Let's start with a quick summary from the previous post:

  • ROAS is the gold standard when it comes to evaluating user cohort acquisition
  • short-term ROAS (3 days up to 3 weeks, depending on industry and channel) is often a useful proxy for the true long-term ROAS over a customer’s lifetime (or at least 3 months)
  • ROAS is 100% * ARPU / CPI, or revenue divided by spend. Both components can vary independently, the challenge is to optimize these at the scale of the business

ROAS optimisation

So how can we manage and optimize ROAS for the users that we acquire? There are three main levers we can operate:

  1. creative: what message are we sending to users
  2. targeting: which users are we sending our message to
  3. channel: where are we even trying to reach our potential users

For many advertisers, focusing on one channel will deliver the best results, while for large advertisers a meta-optimization arises to saturate multiple channels adequately. We focus on the creative and targeting.

Two phases of user acqusition

We can distinguish between two phases of user acquisition:

  1. initial acquisition: convincing a user to perform an initial interaction with the product at least once (for example, install and open app once). This is mostly a function of the creative (and potentially the landing page), with some input from targeting.
  2. early retention and monetization: convincing a user to learn and use the product. This is mostly a function of targeting (and product quality), with some input from the creative.

Historically, simple metrics like click rates and install rates were used to optimize for initial acquisition. Unfortunately, they are quite hackable, ripe for abuse, and often not correlated with long-term ROAS, therefore we focus on the early retention and monetization, measured with short-term ROAS.

So we continue to put the user first, and start with splitting our cohorts by dimensions, thereby creating cohort segments that can be compared. Examples of such dimensions are:

  • channel specific settings, such as campaign, ad set and ad for Facebook
  • demographics of the user, such as geography
  • platform, such as desktop vs iOS vs Android

For instance, within a particular campaign, we can compare the performance of different targetting settings. For each cohort, we split users according to which targeting they converted from, we call these segments of the cohort. There are two main questions to answer:

  • Which segment performs best in terms of short-term ROAS?
  • Which segments are gaining or losing in performance, compared to the corresponding segment of previous cohorts?

To optimize our campaigns, we want to allocate budget from the worse to the better performing segments. This means that the dimensions we pick to segment need to be actionable.

Case study

Let's have a look at some real, anonymized data.

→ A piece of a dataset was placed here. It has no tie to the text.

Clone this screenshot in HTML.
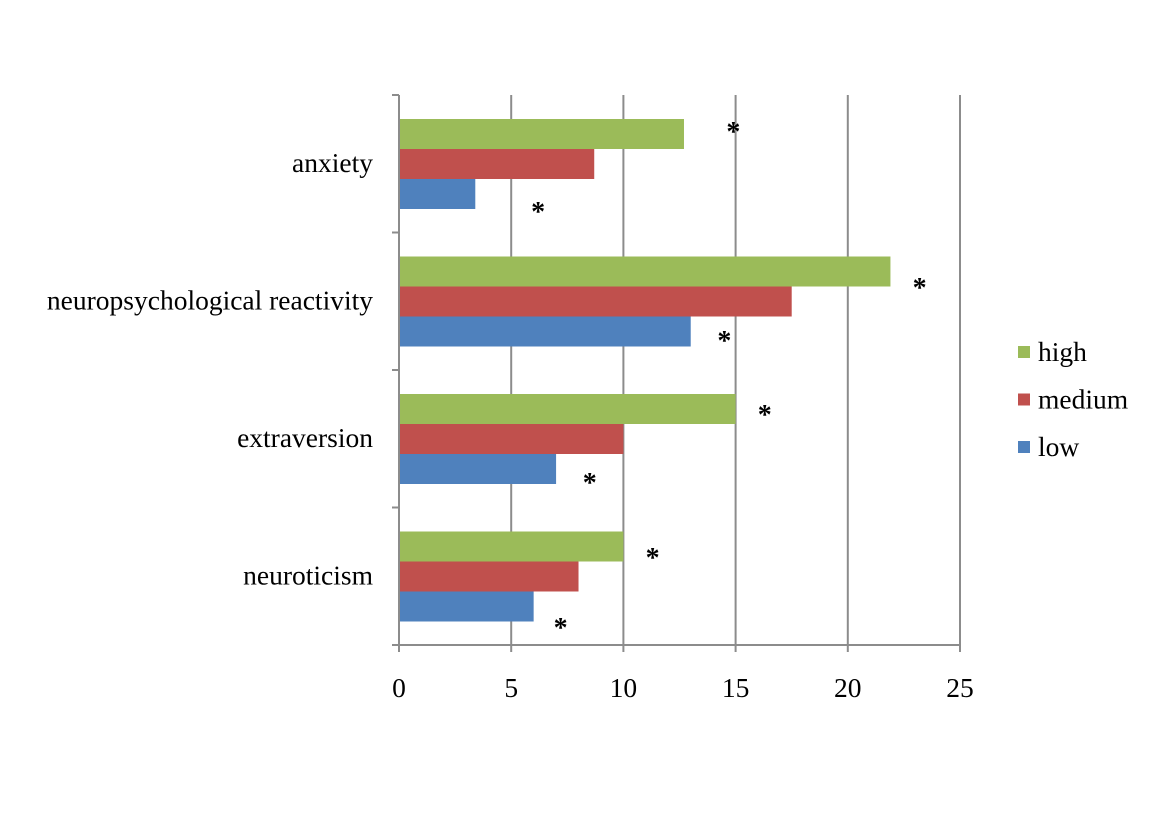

Explanations are in order: Charted is the 7-day ROAS for five consecutive weekly cohorts (the weeks of April 2019) for four Facebook ad sets (targeting settings) that happened to be running for a particular campaign Mandarin duck.

Recall from our previous blog post that this early ROAS by segment is assumed to be strongly correlated with the long-term performance of cohort segments, and used as a proxy. The question we are trying to answer is which targeting settings are particularly effective and acquiring profitable uses, and how the dynamic of each ad sets performance evolves over time.

One ad set Maximiliana (orange) consistently performs at around 20% ROAS. Some weekly variation in cohort performance is of course to be expected, and by squinting we see that this ad set’s performance variation is roughly within the same range (same width) as its credible interval.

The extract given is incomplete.